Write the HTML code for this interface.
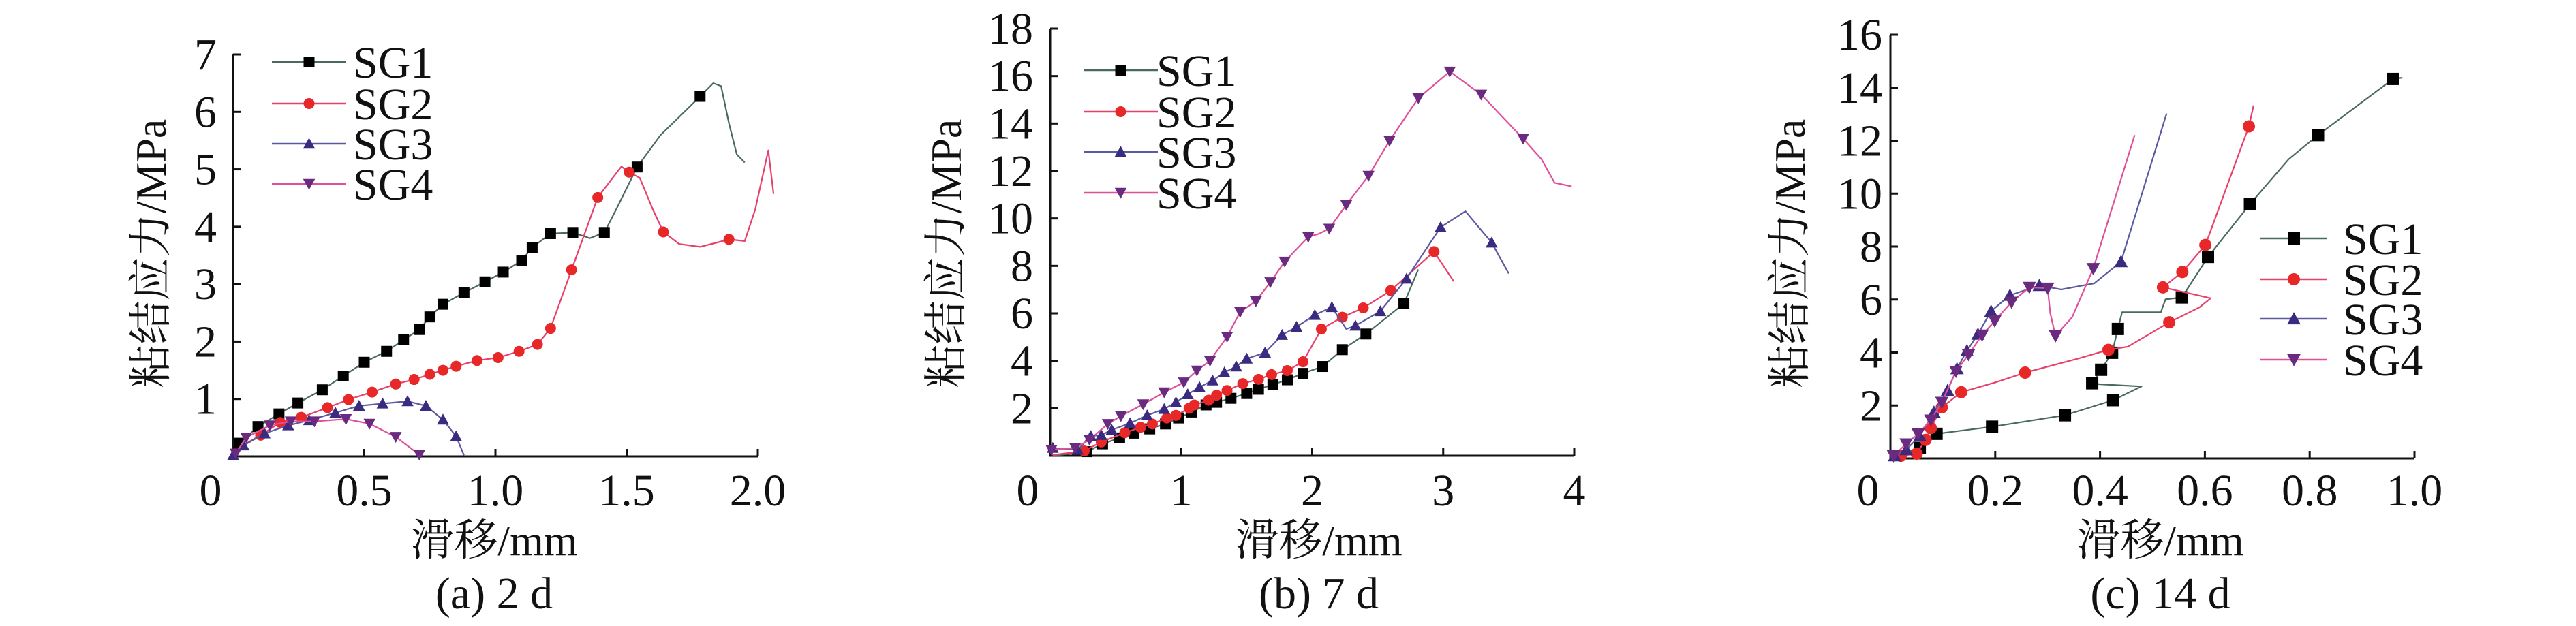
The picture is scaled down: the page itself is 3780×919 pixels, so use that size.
<!DOCTYPE html>
<html><head><meta charset="utf-8"><style>
html,body{margin:0;padding:0;background:#fff;}
svg{display:block;}
text{font-family:"Liberation Serif","Noto Serif CJK SC",serif;fill:#111;}
</style></head><body>
<svg id="chart" width="3780" height="919" viewBox="0 0 3780 919" xmlns="http://www.w3.org/2000/svg"></svg>
<script>
// ---------- data: panel (a) 2 d ----------
const a_sg1_x=[0,0.025,0.095,0.175,0.247,0.34,0.42,0.50,0.585,0.65,0.71,0.75,0.80,0.88,0.96,1.03,1.10,1.14,1.21,1.295,1.36,1.415,1.46,1.54,1.63,1.72,1.78,1.83,1.86,1.89,1.92,1.95];
const a_sg1_y=[0,0.23,0.52,0.74,0.93,1.16,1.40,1.64,1.83,2.03,2.21,2.43,2.65,2.85,3.04,3.21,3.41,3.64,3.88,3.90,3.80,3.90,4.3,5.04,5.6,6.0,6.27,6.5,6.45,5.8,5.26,5.12];
const a_sg1_m=[0,1,1,1,1,1,1,1,1,1,1,1,1,1,1,1,1,1,1,1,0,1,0,1,0,0,1,0,0,0,0,0];
const a_sg2_x=[0,0.025,0.105,0.18,0.26,0.36,0.44,0.53,0.62,0.69,0.75,0.80,0.85,0.93,1.01,1.09,1.16,1.21,1.29,1.39,1.48,1.51,1.55,1.60,1.64,1.70,1.78,1.84,1.89,1.95,1.99,2.04,2.06];
const a_sg2_y=[0,0.16,0.37,0.59,0.68,0.85,0.99,1.12,1.26,1.34,1.43,1.50,1.57,1.67,1.72,1.83,1.95,2.23,3.25,4.51,5.05,4.95,4.85,4.3,3.91,3.70,3.65,3.72,3.78,3.75,4.3,5.33,4.57];
const a_sg2_m=[0,0,1,1,1,1,1,1,1,1,1,1,1,1,1,1,1,1,1,1,0,1,0,0,1,0,0,0,1,0,0,0,0];
const a_sg3_x=[0,0.04,0.12,0.21,0.29,0.39,0.48,0.57,0.665,0.735,0.80,0.85,0.88];
const a_sg3_y=[0.02,0.19,0.40,0.54,0.63,0.76,0.88,0.92,0.96,0.88,0.64,0.35,0.02];
const a_sg3_m=[1,1,1,1,1,1,1,1,1,1,1,1,0];
const a_sg4_x=[0.01,0.05,0.14,0.22,0.31,0.43,0.52,0.62,0.71];
const a_sg4_y=[0.05,0.33,0.54,0.61,0.61,0.65,0.57,0.34,0.03];
const a_sg4_m=[1,1,1,1,1,1,1,1,1];
const a_xticks=[0,0.5,1.0,1.5,2.0];
const a_xlabels=["0","0.5","1.0","1.5","2.0"];
const a_yticks=[1,2,3,4,5,6,7];
const a_ylabels=["1","2","3","4","5","6","7"];
// ---------- data: panel (b) 7 d ----------
const b_sg1_x=[0.02,0.28,0.40,0.53,0.64,0.76,0.88,0.98,1.08,1.19,1.27,1.38,1.50,1.59,1.70,1.81,1.93,2.08,2.23,2.41,2.70,2.81];
const b_sg1_y=[0,0.17,0.5,0.75,0.95,1.13,1.34,1.59,1.84,2.14,2.25,2.42,2.62,2.80,3.0,3.2,3.47,3.76,4.47,5.13,6.41,7.85];
const b_sg1_m=[0,1,1,1,1,1,1,1,1,1,1,1,1,1,1,1,1,1,1,1,1,0];
const b_sg2_x=[0.02,0.26,0.39,0.57,0.69,0.78,0.89,0.96,1.06,1.10,1.21,1.27,1.35,1.47,1.59,1.69,1.81,1.93,2.07,2.23,2.39,2.60,2.93,3.08];
const b_sg2_y=[0.03,0.2,0.58,0.97,1.2,1.34,1.59,1.7,2.0,2.14,2.34,2.55,2.75,3.04,3.22,3.42,3.59,3.96,5.34,5.84,6.23,6.96,8.6,7.35];
const b_sg2_m=[0,1,1,1,1,1,1,1,1,1,1,1,1,1,1,1,1,1,1,1,1,1,1,0];
const b_sg3_x=[0.02,0.21,0.31,0.39,0.47,0.61,0.74,0.87,0.96,1.05,1.14,1.24,1.33,1.42,1.50,1.64,1.77,1.88,2.02,2.15,2.26,2.33,2.52,2.72,2.98,3.17,3.37,3.50];
const b_sg3_y=[0.33,0.25,0.83,0.87,1.09,1.37,1.70,1.97,2.25,2.59,2.89,3.17,3.51,3.76,4.09,4.34,5.09,5.43,5.93,6.26,5.34,5.48,6.09,7.46,9.63,10.3,8.98,7.68];
const b_sg3_m=[1,1,1,1,1,1,1,1,1,1,1,1,1,1,1,1,1,1,1,1,0,1,1,1,1,0,1,0];
const b_sg4_x=[0.01,0.19,0.30,0.44,0.54,0.71,0.87,1.02,1.12,1.22,1.35,1.45,1.57,1.68,1.79,1.97,2.05,2.13,2.26,2.43,2.59,2.81,3.05,3.29,3.61,3.75,3.85,3.98];
const b_sg4_y=[0.25,0.33,0.67,1.34,1.67,2.17,2.67,3.09,3.59,4.0,5.01,6.06,6.51,7.31,8.18,9.22,9.35,9.57,10.57,11.8,13.27,15.07,16.19,15.22,13.36,12.5,11.5,11.35];
const b_sg4_m=[1,1,1,1,1,1,1,1,1,1,1,1,1,1,1,1,0,1,1,1,1,1,1,1,1,0,0,0];
const b_xticks=[0,1,2,3,4];
const b_xlabels=["0","1","2","3","4"];
const b_yticks=[2,4,6,8,10,12,14,16,18];
const b_ylabels=["2","4","6","8","10","12","14","16","18"];
// ---------- data: panel (c) 14 d ----------
const c_sg1_x=[0,0.056,0.088,0.194,0.333,0.425,0.479,0.40,0.385,0.402,0.423,0.434,0.442,0.516,0.525,0.556,0.606,0.686,0.76,0.816,0.959,0.977];
const c_sg1_y=[0.03,0.4,0.93,1.2,1.63,2.2,2.72,2.8,2.84,3.35,3.99,4.89,5.52,5.52,6.01,6.08,7.61,9.6,11.3,12.21,14.33,14.38];
const c_sg1_m=[0,1,1,1,1,1,0,0,1,1,1,1,0,0,0,1,1,1,0,1,1,0];
const c_sg2_x=[0.02,0.05,0.067,0.077,0.098,0.135,0.2,0.257,0.358,0.416,0.453,0.532,0.59,0.611,0.52,0.557,0.601,0.684,0.693];
const c_sg2_y=[0.1,0.18,0.7,1.15,1.93,2.5,2.87,3.24,3.77,4.1,4.22,5.14,5.71,6.05,6.46,7.04,8.06,12.54,13.33];
const c_sg2_m=[1,1,1,1,1,1,0,1,0,1,0,1,0,0,1,1,1,1,0];
const c_sg3_x=[0.008,0.03,0.056,0.083,0.109,0.127,0.146,0.167,0.192,0.228,0.284,0.326,0.389,0.44,0.527];
const c_sg3_y=[0.1,0.33,0.85,1.75,2.57,3.39,4.07,4.69,5.56,6.16,6.53,6.38,6.61,7.43,13.03];
const c_sg3_m=[1,1,1,1,1,1,1,1,1,1,1,0,0,1,0];
const c_sg4_x=[0.006,0.03,0.053,0.077,0.098,0.125,0.149,0.175,0.199,0.231,0.265,0.30,0.305,0.315,0.347,0.387,0.466];
const c_sg4_y=[0.1,0.55,0.93,1.45,2.12,3.29,3.92,4.66,5.19,5.9,6.46,6.43,5.49,4.63,5.34,7.17,12.21];
const c_sg4_m=[1,1,1,1,1,1,1,1,1,1,1,1,0,1,0,1,0];
const c_xticks=[0,0.2,0.4,0.6,0.8,1.0];
const c_xlabels=["0","0.2","0.4","0.6","0.8","1.0"];
const c_yticks=[2,4,6,8,10,12,14,16];
const c_ylabels=["2","4","6","8","10","12","14","16"];
const seriesNames=["SG1","SG2","SG3","SG4"];

const NS="http://www.w3.org/2000/svg";
const svg=document.getElementById('chart');
const lineCol=["#4a6a60","#e8406a","#5a5aa0","#e0509a"];
const mkCol=["#000000","#e82828","#3a2a80","#6a2a80"];
function mk(tag,attrs,parent){const e=document.createElementNS(NS,tag);for(const k in attrs)e.setAttribute(k,attrs[k]);(parent||svg).appendChild(e);return e;}
function marker(g,kind,cx,cy,r,col){
  let e;
  if(kind===0){e=mk('rect',{x:cx-r,y:cy-r,width:2*r,height:2*r,fill:col},g);}
  else if(kind===1){e=mk('circle',{cx:cx,cy:cy,r:r,fill:col},g);}
  else if(kind===2){e=mk('polygon',{points:`${cx},${cy-r*1.1} ${cx-r*1.1},${cy+r*0.9} ${cx+r*1.1},${cy+r*0.9}`,fill:col},g);}
  else {e=mk('polygon',{points:`${cx},${cy+r*1.1} ${cx-r*1.1},${cy-r*0.9} ${cx+r*1.1},${cy-r*0.9}`,fill:col},g);}
  
  
}
function panel(p){
  const g=mk('g',{});
  
  
  const X=v=>p.x0+(v-p.xmin)/(p.xmax-p.xmin)*(p.x1-p.x0);
  const Y=v=>p.y0-(v/p.ymax)*(p.y0-p.y1);
  // axes
  const ax=mk('path',{d:`M${p.x0},${p.y1} L${p.x0},${p.y0} L${p.x1},${p.y0}`,stroke:'#111','stroke-width':3,fill:'none'},g);
   
  p.xt.forEach((v,i)=>{
    const x=X(v);
    if(i>0){const t=mk('line',{x1:x,y1:p.y0,x2:x,y2:p.y0-11,stroke:'#111','stroke-width':3},g);}
    const tx=mk('text',{x:i===0?x-33:x,y:742,'font-size':66,'text-anchor':'middle'},g);
    tx.textContent=p.xl[i];
    
    
  });
  p.yt.forEach((v,i)=>{
    const y=Y(v);
    const t=mk('line',{x1:p.x0,y1:y,x2:p.x0+11,y2:y,stroke:'#111','stroke-width':3},g);
    
    const tx=mk('text',{x:p.ylx,y:y+22,'font-size':66,'text-anchor':'end'},g);
    tx.textContent=p.yl[i];
    
    
  });
  // series
  p.s.forEach((s,k)=>{
    const sg=mk('g',{},g);
    
    
    const d=s.x.map((v,i)=>(i?'L':'M')+X(v).toFixed(1)+','+Y(s.y[i]).toFixed(1)).join(' ');
    const l=mk('path',{d:d,stroke:lineCol[k],'stroke-width':2.2,fill:'none','stroke-linejoin':'round'},sg);
    
    
    s.x.forEach((v,i)=>{if(s.m[i])marker(sg,k,X(v),Y(s.y[i]),p.mr,mkCol[k]);});
  });
  // legend
  const lg=mk('g',{},g);
  
  
  seriesNames.forEach((n,k)=>{
    const y=p.lgy[k];
    const ln=mk('line',{x1:p.lgx0,y1:y,x2:p.lgx1,y2:y,stroke:lineCol[k],'stroke-width':2.5},lg);
    
    marker(lg,k,(p.lgx0+p.lgx1)/2+p.lgmo,y,p.mr,mkCol[k]);
    const t=mk('text',{x:p.lgtx,y:y+23,'font-size':66},lg);
    t.textContent=n;
    
    
  });
  // titles
  const xt=mk('text',{x:p.xtc,y:815,'font-size':64,'text-anchor':'middle'},g);
  xt.textContent='滑移/mm';
  const yt=mk('text',{x:0,y:0,'font-size':64,'text-anchor':'middle',transform:`translate(${p.ytx},372) rotate(-90)`},g);
  yt.textContent='粘结应力/MPa';
  const cp=mk('text',{x:p.xtc,y:893,'font-size':66,'text-anchor':'middle'},g);
  cp.textContent=p.cap;
}
panel({id:'a',x0:342,x1:1112,xmin:0,xmax:2,y0:670,y1:80,ymax:7,ylx:318,mr:8,
  xt:a_xticks,xl:a_xlabels,yt:a_yticks,yl:a_ylabels,
  s:[{x:a_sg1_x,y:a_sg1_y,m:a_sg1_m},{x:a_sg2_x,y:a_sg2_y,m:a_sg2_m},{x:a_sg3_x,y:a_sg3_y,m:a_sg3_m},{x:a_sg4_x,y:a_sg4_y,m:a_sg4_m}],
  lgx0:399,lgx1:508,lgmo:0,lgtx:518,lgy:[91,152,211,270],xtc:725,ytx:243,cap:'(a) 2 d'});
panel({id:'b',x0:1541,x1:2310,xmin:0,xmax:4,y0:669,y1:42,ymax:18,ylx:1516,mr:8,
  xt:b_xticks,xl:b_xlabels,yt:b_yticks,yl:b_ylabels,
  s:[{x:b_sg1_x,y:b_sg1_y,m:b_sg1_m},{x:b_sg2_x,y:b_sg2_y,m:b_sg2_m},{x:b_sg3_x,y:b_sg3_y,m:b_sg3_m},{x:b_sg4_x,y:b_sg4_y,m:b_sg4_m}],
  lgx0:1590,lgx1:1699,lgmo:0,lgtx:1697,lgy:[103,164,223,283],xtc:1935,ytx:1410,cap:'(b) 7 d'});
panel({id:'c',x0:2774,x1:3543,xmin:0,xmax:1,y0:673,y1:51,ymax:16,ylx:2762,mr:9,
  xt:c_xticks,xl:c_xlabels,yt:c_yticks,yl:c_ylabels,
  s:[{x:c_sg1_x,y:c_sg1_y,m:c_sg1_m},{x:c_sg2_x,y:c_sg2_y,m:c_sg2_m},{x:c_sg3_x,y:c_sg3_y,m:c_sg3_m},{x:c_sg4_x,y:c_sg4_y,m:c_sg4_m}],
  lgx0:3317,lgx1:3415,lgmo:0,lgtx:3438,lgy:[350,410,468,528],xtc:3170,ytx:2648,cap:'(c) 14 d'});
</script>
</body></html>
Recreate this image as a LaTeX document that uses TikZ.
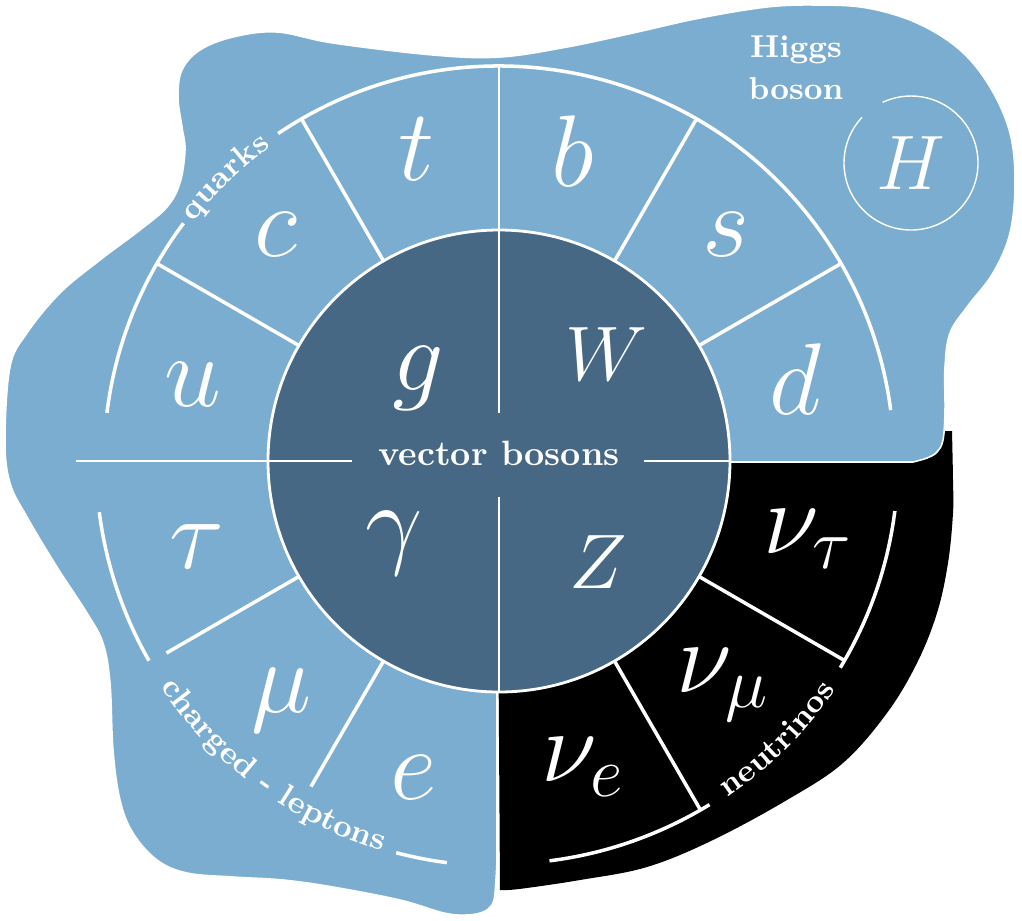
\RequirePackage{fix-cm}
\documentclass[tikz,border=0pt]{standalone}
\usepackage{xcolor}
\usepackage{tikz}
\usetikzlibrary{decorations.text, positioning}

\definecolor{blobblue}{HTML}{7BADD0}
\definecolor{bosonblue}{HTML}{466884}

\begin{document}
\begin{tikzpicture}
        % Define styles
        \tikzstyle{particle} = [text=white, font=\fontsize{29}{34}\selectfont, inner sep=0pt]
        \tikzstyle{boson} = [particle, font=\fontsize{22}{26}\selectfont]
        \tikzstyle{divider} = [draw=white, line width=1pt]
        \tikzstyle{hairline} = [draw=white, line width=0.45pt]
        \tikzstyle{family} = [decorate, decoration={text along path, text align=center, text color=white}]

        \useasboundingbox (-4.99,-4.59) rectangle (5.23,4.61);
        \coordinate (centre) at (0,0);

        % Neutrino quarter (black)
        \fill[black] (-0.02,0.3) -- plot[smooth, tension=0.6] coordinates {(4.53,0.3) (4.54,-0.19) (4.54,-0.52) (4.49,-1.02) (4.38,-1.52) (4.18,-2.02) (3.88,-2.52) (3.44,-3.02) (2.88,-3.39) (2.14,-3.79) (1.48,-4.06) (0.81,-4.19) (0.2,-4.28) (0.01,-4.29)} -- cycle;

        % Blob (light blue)
        \filldraw[fill=blobblue, draw=white, line width=0.45pt] (-0.02,-0.01) -- plot[smooth, tension=0.6] coordinates {(-0.02,-4.0) (-0.04,-4.32) (-0.07,-4.44) (-0.16,-4.51) (-0.32,-4.54) (-0.55,-4.52) (-0.99,-4.39) (-1.66,-4.26) (-2.16,-4.19) (-2.66,-4.16) (-3.12,-4.12) (-3.42,-3.99) (-3.66,-3.72) (-3.79,-3.39) (-3.86,-2.89) (-3.89,-2.22) (-3.96,-1.82) (-4.12,-1.52) (-4.42,-1.06) (-4.72,-0.56) (-4.89,-0.22) (-4.94,0.21) (-4.89,0.94) (-4.72,1.28) (-4.39,1.68) (-3.99,2.01) (-3.59,2.31) (-3.32,2.54) (-3.19,2.78) (-3.14,3.11) (-3.17,3.34) (-3.21,3.64) (-3.17,3.91) (-2.99,4.11) (-2.66,4.24) (-2.22,4.29) (-1.66,4.18) (-0.66,4.06) (0.01,4.04) (0.68,4.14) (1.34,4.28) (2.01,4.43) (2.68,4.54) (3.18,4.56) (3.68,4.53) (4.18,4.38) (4.61,4.11) (4.91,3.74) (5.11,3.28) (5.16,2.78) (5.11,2.28) (4.94,1.88) (4.68,1.54) (4.51,1.28) (4.46,0.94) (4.46,0.5) (4.44,0.21) (4.38,0.09) (4.28,0.03) (4.14,-0.01)} -- cycle;

        % Vector bosons (inner disc)
        \filldraw[fill=bosonblue, draw=white, line width=0.8pt] (centre) circle (2.31);
        \draw[hairline] (0,3.95) -- (0,0.48);
        \draw[hairline] (0,-0.36) -- (0,-2.31);
        \draw[hairline] (-4.23,0) -- (-1.47,0);
        \draw[hairline] (1.45,0) -- (2.31,0);

        % Quarks
        \draw[divider] (173:3.95) arc[start angle=173, end angle=143, radius=3.95];
        \draw[divider] (124:3.95) arc[start angle=124, end angle=7.4, radius=3.95];
        \draw[divider] (150:2.31) -- (150:3.95);
        \draw[divider] (120:2.31) -- (120:3.95);
        \draw[divider] (60:2.31) -- (60:3.95);
        \draw[divider] (30:2.31) -- (30:3.95);

        % Charged leptons
        \draw[divider] (187.3:4.03) arc[start angle=187.3, end angle=209.7, radius=4.03];
        \draw[divider] (255.3:4.05) arc[start angle=255.3, end angle=262.6, radius=4.05];
        \draw[divider] (210:2.31) -- (210:3.84);
        \draw[divider] (240:2.31) -- (240:3.76);

        % Neutrinos
        \draw[divider] (-7.2:3.99) arc[start angle=-7.2, end angle=-31.2, radius=3.99];
        \draw[divider] (-58.5:4.03) arc[start angle=-58.5, end angle=-82.8, radius=4.03];
        \draw[divider] (-30:2.31) -- (-30:3.99);
        \draw[divider] (-60:2.31) -- (-60:4.03);

        % Family labels
        \path[family, decoration={text={|\small\bfseries|quarks}}] (144:3.88) arc[start angle=144, end angle=124, radius=3.88];
        \path[family, decoration={text={|\small\bfseries|charged - leptons}}] (205:4.07) arc[start angle=205, end angle=262, radius=4.07];
        \path[family, decoration={text={|\small\bfseries|neutrinos}}] (-60:4.07) arc[start angle=-60, end angle=-30, radius=4.07];
        \node (bosons) [text=white, font=\bfseries] at (0,0.08) {vector bosons};

        % Particles
        \node (up) [particle] at (-3.06,0.76) {$u$};
        \node (charm) [particle] at (-2.23,2.26) {$c$};
        \node (top) [particle] at (-0.82,3.12) {$t$};
        \node (bottom) [particle] at (0.74,3.10) {$b$};
        \node (strange) [particle] at (2.27,2.26) {$s$};
        \node (down) [particle] at (2.96,0.82) {$d$};
        \node (tau) [particle] at (-3.02,-0.86) {$\tau$};
        \node (muon) [particle] at (-2.17,-2.39) {$\mu$};
        \node (electron) [particle] at (-0.85,-3.17) {$e$};
        \node (nutau) [particle] at (3.09,-0.78) {$\nu_\tau$};
        \node (numu) [particle] at (2.24,-2.24) {$\nu_\mu$};
        \node (nue) [particle] at (0.84,-3.06) {$\nu_e$};
        \node (gluon) [particle] at (-0.81,0.83) {$g$};
        \node (wboson) [boson] at (1.07,1.07) {$W$};
        \node (photon) [particle] at (-1.05,-0.82) {$\gamma$};
        \node (zboson) [boson] at (0.99,-1.01) {$Z$};

        % Higgs
        \node (higgs) [boson] at (4.12,2.98) {$H$};
        \draw[white, line width=0.4pt] (higgs.center) ++(137:0.67) arc[start angle=137, end angle=475, radius=0.67];
        \node (higgslabel) [text=white, font=\small\bfseries, align=center] at (2.97,3.93) {Higgs\\[1pt]boson};
\end{tikzpicture}
\end{document}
.....
● WHAT NEEDS TO BE DONE: Write out the lines running from the one that contains "Recreate this image" through the one that contains "(4.54,-0.19) (4.54,-0.52) (4.49,-1.02)", ends included, and nothing else. Pictures stay out of the copy.

● COMPLETE RESPONSE:
Recreate this image as a LaTeX document that uses TikZ.
\RequirePackage{fix-cm}
\documentclass[tikz,border=0pt]{standalone}
\usepackage{xcolor}
\usepackage{tikz}
\usetikzlibrary{decorations.text, positioning}

\definecolor{blobblue}{HTML}{7BADD0}
\definecolor{bosonblue}{HTML}{466884}

\begin{document}
\begin{tikzpicture}
        % Define styles
        \tikzstyle{particle} = [text=white, font=\fontsize{29}{34}\selectfont, inner sep=0pt]
        \tikzstyle{boson} = [particle, font=\fontsize{22}{26}\selectfont]
        \tikzstyle{divider} = [draw=white, line width=1pt]
        \tikzstyle{hairline} = [draw=white, line width=0.45pt]
        \tikzstyle{family} = [decorate, decoration={text along path, text align=center, text color=white}]

        \useasboundingbox (-4.99,-4.59) rectangle (5.23,4.61);
        \coordinate (centre) at (0,0);

        % Neutrino quarter (black)
        \fill[black] (-0.02,0.3) -- plot[smooth, tension=0.6] coordinates {(4.53,0.3) (4.54,-0.19) (4.54,-0.52) (4.49,-1.02) (4.38,-1.52) (4.18,-2.02) (3.88,-2.52) (3.44,-3.02) (2.88,-3.39) (2.14,-3.79) (1.48,-4.06) (0.81,-4.19) (0.2,-4.28) (0.01,-4.29)} -- cycle;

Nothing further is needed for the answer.